A habendum clause is a section in a real estate deed that specifies the details of a property transfer. Included in this portion are the properties transferred, the transfer recipient, and the transfer period’s length. There’s a good chance you’ll also find the designated heir or heirs who will inherit this asset.
This section of the deed establishes the recipient’s right to own and possess the real estate, and is done by using the words “to have and to hold.” This phrase basically means the old owner is giving up their claim, and the new owner is taking over. After this you’ll find more details about what the new owner can and can’t do with the property, like if they’re allowed to build a fence or if they have to let their neighbor use part of the land if there is an easement.
This provision also tells you what type of property the new owner is getting, including if it is “fee simple absolute” or a “life estate” that expires after a certain period.
Here’s an example of a standard habendum clause.
“To have and to hold the property, together with all and singular the rights and appurtenances thereto in any way belonging, unto Jane Smith and her heirs and assigns forever, subject to any easements or restrictions of record.”
In this example, the conveyance provision (the property transfer) says that Jane Smith is now the proud owner of the land, and she gets to keep it forever.
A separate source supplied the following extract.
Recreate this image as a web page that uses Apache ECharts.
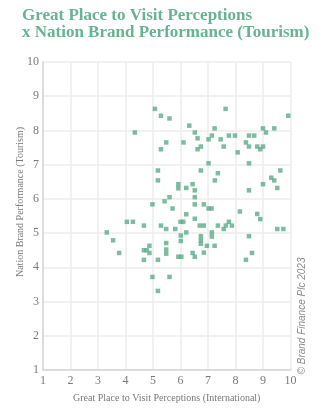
<!DOCTYPE html>
<html>
<head>
<meta charset="utf-8">
<script src="https://cdn.jsdelivr.net/npm/echarts@6/dist/echarts.min.js"></script>
<style>
html,body{margin:0;padding:0;background:#fff;}
#chart{width:327px;height:420px;}
</style>
</head>
<body>
<div id="chart"></div>
<script>
var titleText = "Great Place to Visit Perceptions\nx Nation Brand Performance (Tourism)";
var xAxisName = "Great Place to Visit Perceptions (International)";
var yAxisName = "Nation Brand Performance (Tourism)";
var credit = "\u00A9 Brand Finance Plc 2023";
var xTicks = [1,2,3,4,5,6,7,8,9,10];
var yTicks = [1,2,3,4,5,6,7,8,9,10];

var visitScores = [
  5.07,5.29,5.60,6.32,6.52,6.62,4.34,5.48,6.11,5.29,6.62,6.74,
  7.64,9.92,7.24,9.00,9.41,9.11,7.14,7.76,7.98,8.49,8.68,7.02,7.46,8.38,7.57,8.49,8.79,9.00,8.90,8.08,7.02,8.49,
  5.18,5.18,5.92,5.92,6.21,6.44,6.52,6.74,6.52,5.60,5.42,4.98,5.71,6.52,6.21,
  7.36,7.25,9.63,9.30,9.41,9.00,9.52,8.49,6.85,7.02,7.13,8.16,8.79,
  6.52,4.05,4.27,4.67,5.29,5.48,5.81,6.00,6.10,6.21,6.01,6.01,6.74,6.74,6.74,3.32,3.55,3.77,4.87,4.67,4.77,4.87,4.67,5.18,5.48,5.48,5.48,5.92,6.03,6.44,6.52,4.98,5.60,5.18,
  6.70,6.85,8.90,7.76,7.36,7.65,7.87,7.57,9.52,9.74,7.14,7.14,8.49,6.96,7.24,6.85,8.60,8.38
];
var tourismScores = [
  8.63,8.43,8.35,8.14,7.94,7.77,7.94,7.65,7.65,7.45,7.45,7.53,
  8.63,8.43,8.06,8.06,8.06,7.94,7.85,7.85,7.85,7.85,7.85,7.74,7.74,7.65,7.53,7.53,7.53,7.53,7.45,7.36,7.04,7.04,
  6.83,6.54,6.43,6.31,6.32,6.43,6.25,6.83,6.05,6.05,5.93,5.84,5.72,5.84,5.55,
  6.75,6.54,6.83,6.62,6.54,6.43,6.32,6.25,5.84,5.72,5.72,5.63,5.56,
  5.42,5.33,5.33,5.22,5.22,5.12,5.12,5.33,5.33,5.02,4.93,4.77,4.91,4.79,4.69,5.02,4.79,4.42,4.63,4.50,4.50,4.42,4.22,4.22,4.71,4.52,4.40,4.31,4.31,4.42,4.31,3.72,3.72,3.31,
  5.22,5.22,5.41,5.33,5.22,5.22,5.22,5.12,5.12,5.12,5.02,4.90,4.91,4.63,4.63,4.43,4.42,4.22
];

var points = visitScores.map(function(v, i){ return [v, tourismScores[i]]; });

var chart = echarts.init(document.getElementById('chart'), null, {renderer:'canvas'});
var serif = "'Liberation Serif', 'DejaVu Serif', serif";
var gridColor = '#ececec';
chart.setOption({
  animation: false,
  backgroundColor: '#ffffff',
  title: {
    text: titleText,
    left: 17,
    top: 2,
    textStyle: {
      fontFamily: serif,
      fontWeight: 'bold',
      fontSize: 17,
      lineHeight: 17,
      color: '#69b393'
    }
  },
  grid: { left: 43, right: 36.5, top: 62, bottom: 50 },
  xAxis: {
    type: 'value',
    min: 1, max: 10, interval: 1,
    name: xAxisName,
    nameLocation: 'middle',
    nameGap: 23,
    nameTextStyle: { fontFamily: serif, fontSize: 10, color: '#7a7a7a' },
    axisLine: { show: true, lineStyle: { color: '#dcdcdc', width: 2 } },
    axisTick: { show: false },
    axisLabel: {
      margin: 5,
      fontFamily: serif, fontSize: 12, color: '#7a7a7a',
      formatter: function(v){ return xTicks.indexOf(v) >= 0 ? String(v) : ''; }
    },
    splitLine: { show: true, lineStyle: { color: gridColor, width: 1.5 } }
  },
  yAxis: {
    type: 'value',
    min: 1, max: 10, interval: 1,
    axisLine: { show: true, lineStyle: { color: '#dcdcdc', width: 2 } },
    axisTick: { show: false },
    axisLabel: {
      margin: 4,
      fontFamily: serif, fontSize: 12, color: '#7a7a7a',
      formatter: function(v){ return yTicks.indexOf(v) >= 0 ? String(v) : ''; }
    },
    splitLine: { show: true, lineStyle: { color: gridColor, width: 1.5 } }
  },
  graphic: [
    {
      type: 'text',
      x: 20, y: 202,
      rotation: Math.PI / 2,
      style: {
        text: yAxisName,
        fontFamily: serif, fontSize: 10, fill: '#7a7a7a',
        textAlign: 'center', textVerticalAlign: 'middle'
      }
    },
    {
      type: 'text',
      x: 302, y: 316,
      rotation: Math.PI / 2,
      style: {
        text: credit,
        fontFamily: "'Liberation Sans', Arial, sans-serif", fontStyle: 'italic', fontSize: 10, fill: '#8a8a8a',
        textAlign: 'center', textVerticalAlign: 'middle'
      }
    }
  ],
  series: [{
    type: 'scatter',
    symbol: 'rect',
    symbolSize: 4.5,
    itemStyle: { color: '#5eab8b' },
    data: points
  }]
});
</script>
</body>
</html>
But the wording and people involved matter if you want the clause to be binding. Habendum provisions might not hold up under certain circumstances. These include:
- When the language used is contradictory or ambiguous.
- Terms that are illegal or immoral, like requiring someone to perform criminal acts.
- If one of the parties lacks the legal capacity, like being a minor or mentally incompetent.
- Violates public policy by restricting a person’s ability to engage in lawful activities.
If you want to make sure yours is legally binding, hire a licensed attorney to go over it and make sure everything is in order.
Once the habendum section of a deed has been agreed upon and established, it is challenging to modify or terminate it. But there are some situations where you can. The first situation where you can modify a habendum clause is when all parties agree to have its terms modified. If one of the parties breaches the terms, like by failing to make payments, the other party can terminate the agreement or seek damages.
A third way to terminate or modify habendum clauses is when one of the parties gets a court order to modify or terminate. But there has to be a legal basis for doing so, like a contract entered into fraudulently or under duress. And if the clause expires on its own.
Changing or terminating the conveyance provision can be difficult, but it’s not impossible. The reason it is difficult to modify or terminate is because it is a vital part of the transfer of property and it impacts the rights and responsibilities of all parties involved.
Habendum clauses are important to get right. If you want your spouse, kids, or even a business partner to take ownership of your property, or you want to ensure the sale of your property goes through smoothly, this is where it all starts.